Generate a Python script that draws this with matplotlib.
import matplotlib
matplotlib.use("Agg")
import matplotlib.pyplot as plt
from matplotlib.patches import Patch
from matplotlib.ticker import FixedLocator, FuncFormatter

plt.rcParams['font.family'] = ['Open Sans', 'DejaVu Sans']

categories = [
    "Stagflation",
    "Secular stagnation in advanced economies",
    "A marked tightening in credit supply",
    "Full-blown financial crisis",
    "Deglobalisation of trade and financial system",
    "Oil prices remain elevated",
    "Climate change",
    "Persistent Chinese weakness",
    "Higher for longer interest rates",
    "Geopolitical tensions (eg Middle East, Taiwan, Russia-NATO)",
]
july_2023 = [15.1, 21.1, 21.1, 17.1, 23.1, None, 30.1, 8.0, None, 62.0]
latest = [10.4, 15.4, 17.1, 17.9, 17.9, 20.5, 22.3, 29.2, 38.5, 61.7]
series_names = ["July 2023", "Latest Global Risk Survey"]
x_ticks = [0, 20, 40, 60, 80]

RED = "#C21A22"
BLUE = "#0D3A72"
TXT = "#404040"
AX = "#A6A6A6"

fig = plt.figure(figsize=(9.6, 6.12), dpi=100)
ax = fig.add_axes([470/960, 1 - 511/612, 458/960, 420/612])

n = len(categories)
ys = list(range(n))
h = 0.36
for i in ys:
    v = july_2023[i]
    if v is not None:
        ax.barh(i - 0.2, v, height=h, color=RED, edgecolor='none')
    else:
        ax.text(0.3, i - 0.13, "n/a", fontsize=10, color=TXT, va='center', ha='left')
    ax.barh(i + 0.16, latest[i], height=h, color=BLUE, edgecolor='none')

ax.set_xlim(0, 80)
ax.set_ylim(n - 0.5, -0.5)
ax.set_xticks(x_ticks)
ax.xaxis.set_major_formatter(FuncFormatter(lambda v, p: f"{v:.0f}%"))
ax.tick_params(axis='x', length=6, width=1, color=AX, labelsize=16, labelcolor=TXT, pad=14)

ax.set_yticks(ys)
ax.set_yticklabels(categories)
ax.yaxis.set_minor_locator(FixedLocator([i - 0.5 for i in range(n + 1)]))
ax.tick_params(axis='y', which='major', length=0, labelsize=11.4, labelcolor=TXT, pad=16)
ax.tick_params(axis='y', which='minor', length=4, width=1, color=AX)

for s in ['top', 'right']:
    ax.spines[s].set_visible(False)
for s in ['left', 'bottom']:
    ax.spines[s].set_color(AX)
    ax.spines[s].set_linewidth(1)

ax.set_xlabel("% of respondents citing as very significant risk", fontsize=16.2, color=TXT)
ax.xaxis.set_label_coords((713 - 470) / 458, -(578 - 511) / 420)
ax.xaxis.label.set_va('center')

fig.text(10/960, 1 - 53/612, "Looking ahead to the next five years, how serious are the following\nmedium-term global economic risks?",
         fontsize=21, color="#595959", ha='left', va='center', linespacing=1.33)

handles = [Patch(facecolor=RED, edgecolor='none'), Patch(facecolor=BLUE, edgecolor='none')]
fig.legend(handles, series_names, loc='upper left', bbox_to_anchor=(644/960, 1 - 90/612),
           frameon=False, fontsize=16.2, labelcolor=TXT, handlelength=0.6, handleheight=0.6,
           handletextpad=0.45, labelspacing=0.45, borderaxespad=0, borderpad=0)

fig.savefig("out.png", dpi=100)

◆ ◆ ◆

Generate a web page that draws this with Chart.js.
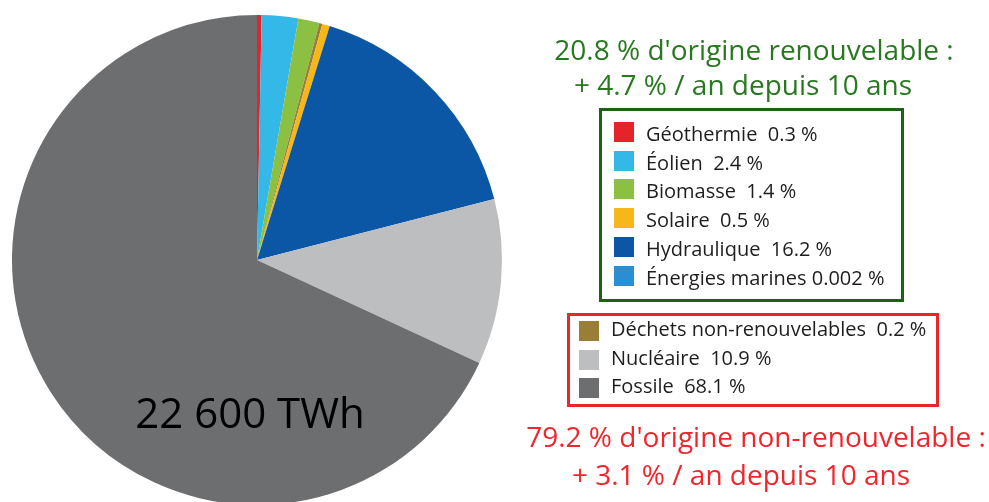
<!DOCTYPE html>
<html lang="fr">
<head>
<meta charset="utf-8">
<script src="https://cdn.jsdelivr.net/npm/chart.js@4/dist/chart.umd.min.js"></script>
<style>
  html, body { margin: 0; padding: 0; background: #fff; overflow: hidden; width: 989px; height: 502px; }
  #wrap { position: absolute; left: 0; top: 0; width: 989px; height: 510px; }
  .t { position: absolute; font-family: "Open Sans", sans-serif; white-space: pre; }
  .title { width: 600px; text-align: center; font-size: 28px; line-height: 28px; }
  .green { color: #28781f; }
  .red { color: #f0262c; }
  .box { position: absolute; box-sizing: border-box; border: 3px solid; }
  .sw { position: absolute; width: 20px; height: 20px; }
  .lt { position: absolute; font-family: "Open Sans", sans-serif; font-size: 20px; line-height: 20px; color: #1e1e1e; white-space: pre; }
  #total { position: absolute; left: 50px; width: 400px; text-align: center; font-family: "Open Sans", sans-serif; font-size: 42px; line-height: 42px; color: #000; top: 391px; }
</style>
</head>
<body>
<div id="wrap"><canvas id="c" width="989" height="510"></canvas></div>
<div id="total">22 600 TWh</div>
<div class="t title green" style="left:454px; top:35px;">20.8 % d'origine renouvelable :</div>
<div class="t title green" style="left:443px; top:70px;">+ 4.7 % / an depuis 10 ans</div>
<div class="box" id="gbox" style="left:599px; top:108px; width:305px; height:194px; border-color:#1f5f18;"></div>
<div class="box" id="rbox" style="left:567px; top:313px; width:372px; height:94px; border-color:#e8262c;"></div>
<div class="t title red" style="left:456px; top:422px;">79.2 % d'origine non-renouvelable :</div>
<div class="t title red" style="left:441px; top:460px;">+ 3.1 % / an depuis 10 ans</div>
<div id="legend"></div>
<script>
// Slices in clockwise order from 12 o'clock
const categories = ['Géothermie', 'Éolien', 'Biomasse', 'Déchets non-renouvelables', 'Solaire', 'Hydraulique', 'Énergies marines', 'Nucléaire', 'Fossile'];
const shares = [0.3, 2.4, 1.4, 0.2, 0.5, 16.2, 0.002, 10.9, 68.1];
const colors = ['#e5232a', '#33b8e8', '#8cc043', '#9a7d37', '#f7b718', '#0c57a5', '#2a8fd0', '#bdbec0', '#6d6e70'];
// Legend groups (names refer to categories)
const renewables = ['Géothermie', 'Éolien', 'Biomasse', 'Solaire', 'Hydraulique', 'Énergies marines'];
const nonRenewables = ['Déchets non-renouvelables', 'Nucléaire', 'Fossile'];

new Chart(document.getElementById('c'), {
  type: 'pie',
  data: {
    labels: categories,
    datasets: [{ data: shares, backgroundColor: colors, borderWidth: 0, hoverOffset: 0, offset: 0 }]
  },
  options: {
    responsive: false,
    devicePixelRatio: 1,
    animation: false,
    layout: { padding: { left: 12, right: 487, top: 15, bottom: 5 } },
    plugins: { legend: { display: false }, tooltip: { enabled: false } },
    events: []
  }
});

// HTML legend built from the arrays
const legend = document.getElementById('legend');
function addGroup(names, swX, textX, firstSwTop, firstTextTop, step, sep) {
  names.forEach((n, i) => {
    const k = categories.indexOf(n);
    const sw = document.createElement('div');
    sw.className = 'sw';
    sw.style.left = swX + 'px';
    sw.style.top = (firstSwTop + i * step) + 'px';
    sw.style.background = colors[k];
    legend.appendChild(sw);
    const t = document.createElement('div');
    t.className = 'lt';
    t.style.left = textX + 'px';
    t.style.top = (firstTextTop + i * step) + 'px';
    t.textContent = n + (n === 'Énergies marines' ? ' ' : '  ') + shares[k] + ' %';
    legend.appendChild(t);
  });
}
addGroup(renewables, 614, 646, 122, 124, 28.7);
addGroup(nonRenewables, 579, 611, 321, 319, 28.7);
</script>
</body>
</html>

◆ ◆ ◆

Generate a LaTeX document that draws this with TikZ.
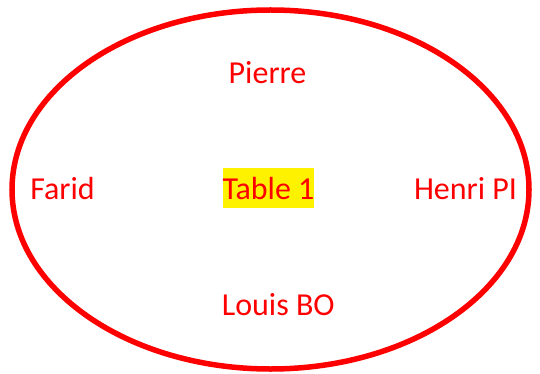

◆ ◆ ◆

→ Your task
Nothing but the lines from the line that contains "Generate a Python" through the line that contains "ax = fig.add_axes([470/960, 1" should be given again, each exactly as it stands, both ends included.

→ Correct answer
Generate a Python script that draws this with matplotlib.
import matplotlib
matplotlib.use("Agg")
import matplotlib.pyplot as plt
from matplotlib.patches import Patch
from matplotlib.ticker import FixedLocator, FuncFormatter

plt.rcParams['font.family'] = ['Open Sans', 'DejaVu Sans']

categories = [
    "Stagflation",
    "Secular stagnation in advanced economies",
    "A marked tightening in credit supply",
    "Full-blown financial crisis",
    "Deglobalisation of trade and financial system",
    "Oil prices remain elevated",
    "Climate change",
    "Persistent Chinese weakness",
    "Higher for longer interest rates",
    "Geopolitical tensions (eg Middle East, Taiwan, Russia-NATO)",
]
july_2023 = [15.1, 21.1, 21.1, 17.1, 23.1, None, 30.1, 8.0, None, 62.0]
latest = [10.4, 15.4, 17.1, 17.9, 17.9, 20.5, 22.3, 29.2, 38.5, 61.7]
series_names = ["July 2023", "Latest Global Risk Survey"]
x_ticks = [0, 20, 40, 60, 80]

RED = "#C21A22"
BLUE = "#0D3A72"
TXT = "#404040"
AX = "#A6A6A6"

fig = plt.figure(figsize=(9.6, 6.12), dpi=100)
ax = fig.add_axes([470/960, 1 - 511/612, 458/960, 420/612])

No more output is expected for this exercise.